# [GIVEN ENTRIES]

....

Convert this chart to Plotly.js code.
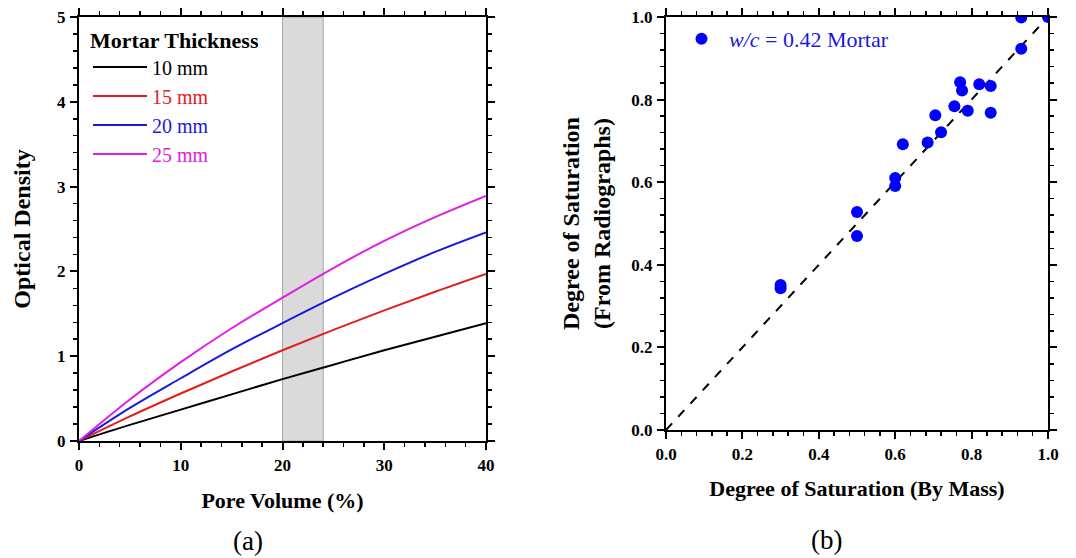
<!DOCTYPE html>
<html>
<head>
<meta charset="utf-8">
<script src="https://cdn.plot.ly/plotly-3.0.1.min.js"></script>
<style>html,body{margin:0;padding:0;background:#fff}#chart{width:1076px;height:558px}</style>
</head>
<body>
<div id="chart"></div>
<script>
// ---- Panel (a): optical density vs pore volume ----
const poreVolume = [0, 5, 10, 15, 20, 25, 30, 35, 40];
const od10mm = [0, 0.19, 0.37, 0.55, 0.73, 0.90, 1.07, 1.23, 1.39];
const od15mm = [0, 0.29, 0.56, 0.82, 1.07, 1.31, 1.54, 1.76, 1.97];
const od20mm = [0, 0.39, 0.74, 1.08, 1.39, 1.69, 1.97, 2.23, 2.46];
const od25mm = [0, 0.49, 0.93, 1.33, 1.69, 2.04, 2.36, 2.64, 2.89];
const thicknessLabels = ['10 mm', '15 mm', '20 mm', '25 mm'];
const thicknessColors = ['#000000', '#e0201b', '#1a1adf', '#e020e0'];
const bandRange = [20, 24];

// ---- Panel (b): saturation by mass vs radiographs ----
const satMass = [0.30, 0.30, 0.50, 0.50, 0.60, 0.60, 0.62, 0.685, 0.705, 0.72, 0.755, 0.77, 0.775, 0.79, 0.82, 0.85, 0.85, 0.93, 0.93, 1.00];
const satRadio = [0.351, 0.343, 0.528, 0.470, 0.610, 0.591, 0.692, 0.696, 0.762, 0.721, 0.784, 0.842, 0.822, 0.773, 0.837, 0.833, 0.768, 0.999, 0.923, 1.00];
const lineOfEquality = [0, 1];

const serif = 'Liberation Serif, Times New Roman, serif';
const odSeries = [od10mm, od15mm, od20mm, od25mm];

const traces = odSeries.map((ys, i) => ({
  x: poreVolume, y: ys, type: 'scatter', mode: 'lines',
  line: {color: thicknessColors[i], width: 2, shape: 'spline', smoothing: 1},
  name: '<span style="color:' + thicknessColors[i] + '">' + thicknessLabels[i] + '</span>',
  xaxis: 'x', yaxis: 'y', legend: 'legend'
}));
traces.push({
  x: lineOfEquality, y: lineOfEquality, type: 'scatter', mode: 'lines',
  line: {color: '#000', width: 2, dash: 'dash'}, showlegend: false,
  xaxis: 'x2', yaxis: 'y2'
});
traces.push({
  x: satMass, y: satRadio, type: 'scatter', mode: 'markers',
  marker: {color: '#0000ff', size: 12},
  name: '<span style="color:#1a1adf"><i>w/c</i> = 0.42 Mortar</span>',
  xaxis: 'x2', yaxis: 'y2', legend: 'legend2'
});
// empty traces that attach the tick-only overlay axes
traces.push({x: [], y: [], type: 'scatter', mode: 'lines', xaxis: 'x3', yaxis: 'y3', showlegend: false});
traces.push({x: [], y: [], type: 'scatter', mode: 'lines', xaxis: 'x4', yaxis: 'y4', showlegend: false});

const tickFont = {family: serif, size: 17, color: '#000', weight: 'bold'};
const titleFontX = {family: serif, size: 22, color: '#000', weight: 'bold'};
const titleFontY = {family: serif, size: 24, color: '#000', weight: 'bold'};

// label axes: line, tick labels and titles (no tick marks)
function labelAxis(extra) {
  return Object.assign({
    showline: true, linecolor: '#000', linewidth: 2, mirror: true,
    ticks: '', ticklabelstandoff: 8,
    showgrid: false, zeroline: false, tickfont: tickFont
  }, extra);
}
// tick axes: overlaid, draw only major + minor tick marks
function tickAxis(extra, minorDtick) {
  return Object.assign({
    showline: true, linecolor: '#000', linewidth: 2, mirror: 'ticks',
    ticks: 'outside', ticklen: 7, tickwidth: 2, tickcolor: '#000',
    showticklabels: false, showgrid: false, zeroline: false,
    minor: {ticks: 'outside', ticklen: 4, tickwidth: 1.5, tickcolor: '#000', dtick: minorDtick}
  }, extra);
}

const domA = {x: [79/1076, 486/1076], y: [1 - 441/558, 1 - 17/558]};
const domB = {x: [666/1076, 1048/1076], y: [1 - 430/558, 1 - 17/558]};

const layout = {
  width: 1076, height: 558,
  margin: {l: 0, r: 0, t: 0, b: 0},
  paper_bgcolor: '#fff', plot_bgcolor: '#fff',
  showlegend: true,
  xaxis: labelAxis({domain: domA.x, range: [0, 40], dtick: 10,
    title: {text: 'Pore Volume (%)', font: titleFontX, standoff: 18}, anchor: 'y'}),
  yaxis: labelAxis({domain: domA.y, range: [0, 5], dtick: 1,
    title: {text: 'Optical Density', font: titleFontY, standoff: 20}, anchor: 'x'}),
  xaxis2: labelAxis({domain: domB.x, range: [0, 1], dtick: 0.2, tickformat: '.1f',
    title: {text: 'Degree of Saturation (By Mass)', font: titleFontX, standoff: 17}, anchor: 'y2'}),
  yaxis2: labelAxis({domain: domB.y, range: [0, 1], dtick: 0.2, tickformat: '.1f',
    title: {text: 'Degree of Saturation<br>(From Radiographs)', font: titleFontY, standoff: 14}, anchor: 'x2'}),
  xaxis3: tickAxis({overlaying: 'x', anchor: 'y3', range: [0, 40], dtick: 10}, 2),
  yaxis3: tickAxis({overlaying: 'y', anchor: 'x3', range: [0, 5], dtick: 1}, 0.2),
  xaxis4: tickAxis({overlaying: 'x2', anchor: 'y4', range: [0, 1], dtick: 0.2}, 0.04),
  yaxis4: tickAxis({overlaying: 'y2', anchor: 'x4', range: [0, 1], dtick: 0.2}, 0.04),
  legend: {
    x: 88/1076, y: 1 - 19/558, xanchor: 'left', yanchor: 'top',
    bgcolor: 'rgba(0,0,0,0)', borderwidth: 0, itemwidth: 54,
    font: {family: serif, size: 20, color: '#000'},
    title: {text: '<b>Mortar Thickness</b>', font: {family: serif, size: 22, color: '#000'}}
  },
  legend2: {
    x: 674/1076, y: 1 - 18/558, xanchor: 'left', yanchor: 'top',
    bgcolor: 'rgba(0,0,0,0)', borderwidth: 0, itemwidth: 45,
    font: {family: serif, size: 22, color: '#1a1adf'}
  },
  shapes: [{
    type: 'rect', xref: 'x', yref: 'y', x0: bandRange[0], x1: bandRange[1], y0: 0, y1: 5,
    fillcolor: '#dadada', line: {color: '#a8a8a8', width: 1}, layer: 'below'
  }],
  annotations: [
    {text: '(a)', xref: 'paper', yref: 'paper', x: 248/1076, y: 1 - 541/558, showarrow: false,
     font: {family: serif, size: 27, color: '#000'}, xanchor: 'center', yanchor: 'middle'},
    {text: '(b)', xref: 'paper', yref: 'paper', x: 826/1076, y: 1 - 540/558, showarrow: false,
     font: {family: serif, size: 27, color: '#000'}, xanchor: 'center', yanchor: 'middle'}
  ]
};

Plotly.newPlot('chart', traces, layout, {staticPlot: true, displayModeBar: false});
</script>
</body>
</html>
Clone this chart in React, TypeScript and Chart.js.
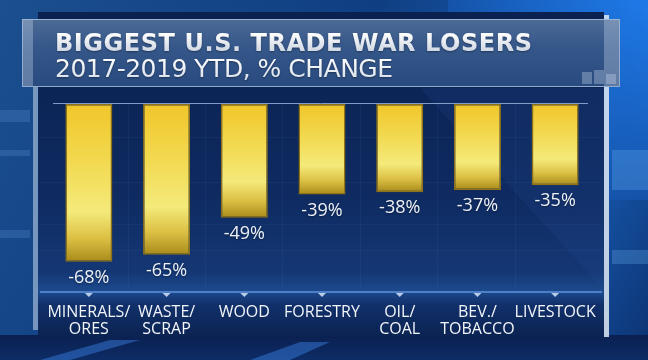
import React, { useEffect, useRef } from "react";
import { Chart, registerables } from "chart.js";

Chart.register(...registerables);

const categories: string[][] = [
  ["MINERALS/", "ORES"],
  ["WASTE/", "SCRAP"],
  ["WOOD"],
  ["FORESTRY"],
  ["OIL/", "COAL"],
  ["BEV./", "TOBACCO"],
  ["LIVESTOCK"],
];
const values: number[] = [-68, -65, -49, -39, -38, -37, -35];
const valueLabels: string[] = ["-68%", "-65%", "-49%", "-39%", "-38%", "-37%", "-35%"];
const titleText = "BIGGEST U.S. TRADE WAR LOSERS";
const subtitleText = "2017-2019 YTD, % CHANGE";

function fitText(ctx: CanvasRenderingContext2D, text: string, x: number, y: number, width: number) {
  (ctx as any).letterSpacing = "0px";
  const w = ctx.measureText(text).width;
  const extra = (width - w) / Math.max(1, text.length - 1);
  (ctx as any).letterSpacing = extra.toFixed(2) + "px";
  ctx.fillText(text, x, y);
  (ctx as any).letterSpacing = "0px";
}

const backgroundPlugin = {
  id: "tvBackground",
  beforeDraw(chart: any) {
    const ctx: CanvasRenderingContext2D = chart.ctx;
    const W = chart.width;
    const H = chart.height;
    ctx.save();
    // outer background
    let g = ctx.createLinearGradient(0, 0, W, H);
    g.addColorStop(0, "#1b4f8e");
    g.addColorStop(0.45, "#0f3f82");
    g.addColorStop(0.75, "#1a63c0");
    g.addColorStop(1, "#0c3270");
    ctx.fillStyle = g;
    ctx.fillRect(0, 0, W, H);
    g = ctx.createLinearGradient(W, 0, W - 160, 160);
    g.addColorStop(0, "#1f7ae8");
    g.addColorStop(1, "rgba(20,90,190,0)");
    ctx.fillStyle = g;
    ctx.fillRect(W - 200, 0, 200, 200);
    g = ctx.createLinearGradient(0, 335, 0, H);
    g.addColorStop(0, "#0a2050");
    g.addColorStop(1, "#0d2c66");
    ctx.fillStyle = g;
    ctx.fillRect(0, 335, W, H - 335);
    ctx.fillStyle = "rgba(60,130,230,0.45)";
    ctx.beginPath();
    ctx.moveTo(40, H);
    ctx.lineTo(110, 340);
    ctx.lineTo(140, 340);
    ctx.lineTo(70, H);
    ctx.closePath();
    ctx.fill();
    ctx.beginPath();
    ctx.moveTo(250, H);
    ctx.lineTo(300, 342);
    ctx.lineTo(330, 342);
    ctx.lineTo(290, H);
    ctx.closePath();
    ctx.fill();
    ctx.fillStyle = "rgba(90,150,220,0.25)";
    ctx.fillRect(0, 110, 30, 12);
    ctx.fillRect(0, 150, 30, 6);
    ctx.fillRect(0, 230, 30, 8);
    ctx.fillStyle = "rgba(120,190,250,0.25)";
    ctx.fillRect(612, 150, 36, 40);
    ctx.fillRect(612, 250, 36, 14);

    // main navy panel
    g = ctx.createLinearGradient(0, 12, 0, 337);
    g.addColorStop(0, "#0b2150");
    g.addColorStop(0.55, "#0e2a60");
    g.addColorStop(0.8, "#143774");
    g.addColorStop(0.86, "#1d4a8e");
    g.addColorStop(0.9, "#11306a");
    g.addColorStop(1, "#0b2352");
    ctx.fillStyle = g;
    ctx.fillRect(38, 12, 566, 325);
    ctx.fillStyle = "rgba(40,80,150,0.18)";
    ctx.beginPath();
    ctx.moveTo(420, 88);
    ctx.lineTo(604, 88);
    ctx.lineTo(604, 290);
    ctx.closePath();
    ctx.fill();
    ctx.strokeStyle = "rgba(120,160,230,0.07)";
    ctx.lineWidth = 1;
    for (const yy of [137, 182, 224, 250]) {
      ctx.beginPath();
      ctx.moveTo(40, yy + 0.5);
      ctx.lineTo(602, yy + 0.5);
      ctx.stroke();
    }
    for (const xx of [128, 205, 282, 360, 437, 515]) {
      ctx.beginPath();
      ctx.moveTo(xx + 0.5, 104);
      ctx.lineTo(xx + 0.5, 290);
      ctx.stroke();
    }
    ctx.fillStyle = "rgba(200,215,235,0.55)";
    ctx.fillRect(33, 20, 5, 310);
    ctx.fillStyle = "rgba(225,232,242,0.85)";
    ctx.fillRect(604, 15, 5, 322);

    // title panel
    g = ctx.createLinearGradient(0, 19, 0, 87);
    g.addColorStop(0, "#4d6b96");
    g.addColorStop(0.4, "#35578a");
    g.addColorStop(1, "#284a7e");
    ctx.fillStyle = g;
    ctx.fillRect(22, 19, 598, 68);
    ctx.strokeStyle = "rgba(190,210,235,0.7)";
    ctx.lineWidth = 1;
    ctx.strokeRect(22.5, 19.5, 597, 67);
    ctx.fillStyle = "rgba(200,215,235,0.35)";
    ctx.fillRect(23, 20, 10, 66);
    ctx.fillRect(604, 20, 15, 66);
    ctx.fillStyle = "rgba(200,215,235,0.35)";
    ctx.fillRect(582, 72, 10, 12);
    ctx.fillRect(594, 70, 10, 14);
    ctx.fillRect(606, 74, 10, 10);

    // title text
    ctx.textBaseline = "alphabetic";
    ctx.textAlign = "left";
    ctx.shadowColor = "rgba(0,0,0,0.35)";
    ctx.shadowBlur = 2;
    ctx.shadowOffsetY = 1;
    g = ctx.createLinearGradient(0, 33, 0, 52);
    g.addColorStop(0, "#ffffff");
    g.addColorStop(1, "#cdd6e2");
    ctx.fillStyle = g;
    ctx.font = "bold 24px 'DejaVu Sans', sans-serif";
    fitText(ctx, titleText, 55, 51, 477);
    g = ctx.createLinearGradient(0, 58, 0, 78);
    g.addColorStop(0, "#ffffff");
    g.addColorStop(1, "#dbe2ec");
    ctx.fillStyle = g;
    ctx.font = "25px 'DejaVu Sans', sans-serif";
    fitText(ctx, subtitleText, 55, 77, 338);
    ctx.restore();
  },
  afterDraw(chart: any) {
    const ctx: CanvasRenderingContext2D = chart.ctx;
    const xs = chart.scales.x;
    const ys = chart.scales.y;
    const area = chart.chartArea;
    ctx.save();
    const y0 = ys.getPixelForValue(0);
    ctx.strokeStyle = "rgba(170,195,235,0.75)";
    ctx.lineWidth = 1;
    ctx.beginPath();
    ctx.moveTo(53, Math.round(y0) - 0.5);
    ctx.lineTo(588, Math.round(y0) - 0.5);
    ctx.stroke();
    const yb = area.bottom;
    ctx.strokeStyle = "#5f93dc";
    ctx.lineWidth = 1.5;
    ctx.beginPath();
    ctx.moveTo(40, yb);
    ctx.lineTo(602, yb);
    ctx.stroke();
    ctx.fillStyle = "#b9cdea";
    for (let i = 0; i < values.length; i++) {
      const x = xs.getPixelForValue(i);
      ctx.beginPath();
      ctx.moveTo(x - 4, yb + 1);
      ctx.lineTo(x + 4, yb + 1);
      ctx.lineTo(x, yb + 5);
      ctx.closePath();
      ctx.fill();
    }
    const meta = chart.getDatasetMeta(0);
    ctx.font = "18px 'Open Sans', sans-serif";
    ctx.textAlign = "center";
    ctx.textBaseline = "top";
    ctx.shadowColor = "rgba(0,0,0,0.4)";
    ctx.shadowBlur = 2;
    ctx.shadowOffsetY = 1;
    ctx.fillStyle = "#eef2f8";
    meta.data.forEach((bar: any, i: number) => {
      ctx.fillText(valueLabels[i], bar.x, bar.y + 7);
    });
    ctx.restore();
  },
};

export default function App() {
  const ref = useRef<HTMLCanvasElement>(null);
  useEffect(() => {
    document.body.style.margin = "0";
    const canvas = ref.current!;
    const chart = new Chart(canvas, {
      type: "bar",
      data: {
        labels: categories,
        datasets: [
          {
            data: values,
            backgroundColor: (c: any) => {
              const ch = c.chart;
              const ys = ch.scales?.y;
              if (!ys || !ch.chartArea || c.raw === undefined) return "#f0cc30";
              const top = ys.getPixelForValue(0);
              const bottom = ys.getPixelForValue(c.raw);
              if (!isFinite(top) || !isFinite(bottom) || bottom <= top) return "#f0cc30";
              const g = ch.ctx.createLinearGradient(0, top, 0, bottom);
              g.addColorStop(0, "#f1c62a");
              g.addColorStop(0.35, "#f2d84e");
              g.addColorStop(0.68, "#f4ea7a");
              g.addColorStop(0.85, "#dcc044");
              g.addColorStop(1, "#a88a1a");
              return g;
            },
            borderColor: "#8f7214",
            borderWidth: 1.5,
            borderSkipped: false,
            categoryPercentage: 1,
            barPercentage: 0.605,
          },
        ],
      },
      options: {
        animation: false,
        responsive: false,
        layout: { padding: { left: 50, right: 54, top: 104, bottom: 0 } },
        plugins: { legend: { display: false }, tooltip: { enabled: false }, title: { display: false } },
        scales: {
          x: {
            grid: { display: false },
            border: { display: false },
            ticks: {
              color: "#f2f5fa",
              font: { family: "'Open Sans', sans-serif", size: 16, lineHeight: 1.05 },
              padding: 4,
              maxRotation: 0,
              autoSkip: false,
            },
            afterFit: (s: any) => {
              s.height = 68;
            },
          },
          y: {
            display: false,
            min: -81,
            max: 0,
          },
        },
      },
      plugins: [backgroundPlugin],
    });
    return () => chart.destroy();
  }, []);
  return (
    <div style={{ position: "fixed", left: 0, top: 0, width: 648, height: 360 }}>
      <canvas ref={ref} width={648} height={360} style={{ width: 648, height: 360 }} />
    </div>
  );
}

....

# [WORK TO BE COMPLETED]
Reproduce only the lines running from the beginning of the entries above to the line holding "const bandRange = [20, 24];", inclusive. Pictures stay out of the copy.

# [FULL OUTPUT]
Convert this chart to Plotly.js code.
<!DOCTYPE html>
<html>
<head>
<meta charset="utf-8">
<script src="https://cdn.plot.ly/plotly-3.0.1.min.js"></script>
<style>html,body{margin:0;padding:0;background:#fff}#chart{width:1076px;height:558px}</style>
</head>
<body>
<div id="chart"></div>
<script>
// ---- Panel (a): optical density vs pore volume ----
const poreVolume = [0, 5, 10, 15, 20, 25, 30, 35, 40];
const od10mm = [0, 0.19, 0.37, 0.55, 0.73, 0.90, 1.07, 1.23, 1.39];
const od15mm = [0, 0.29, 0.56, 0.82, 1.07, 1.31, 1.54, 1.76, 1.97];
const od20mm = [0, 0.39, 0.74, 1.08, 1.39, 1.69, 1.97, 2.23, 2.46];
const od25mm = [0, 0.49, 0.93, 1.33, 1.69, 2.04, 2.36, 2.64, 2.89];
const thicknessLabels = ['10 mm', '15 mm', '20 mm', '25 mm'];
const thicknessColors = ['#000000', '#e0201b', '#1a1adf', '#e020e0'];
const bandRange = [20, 24];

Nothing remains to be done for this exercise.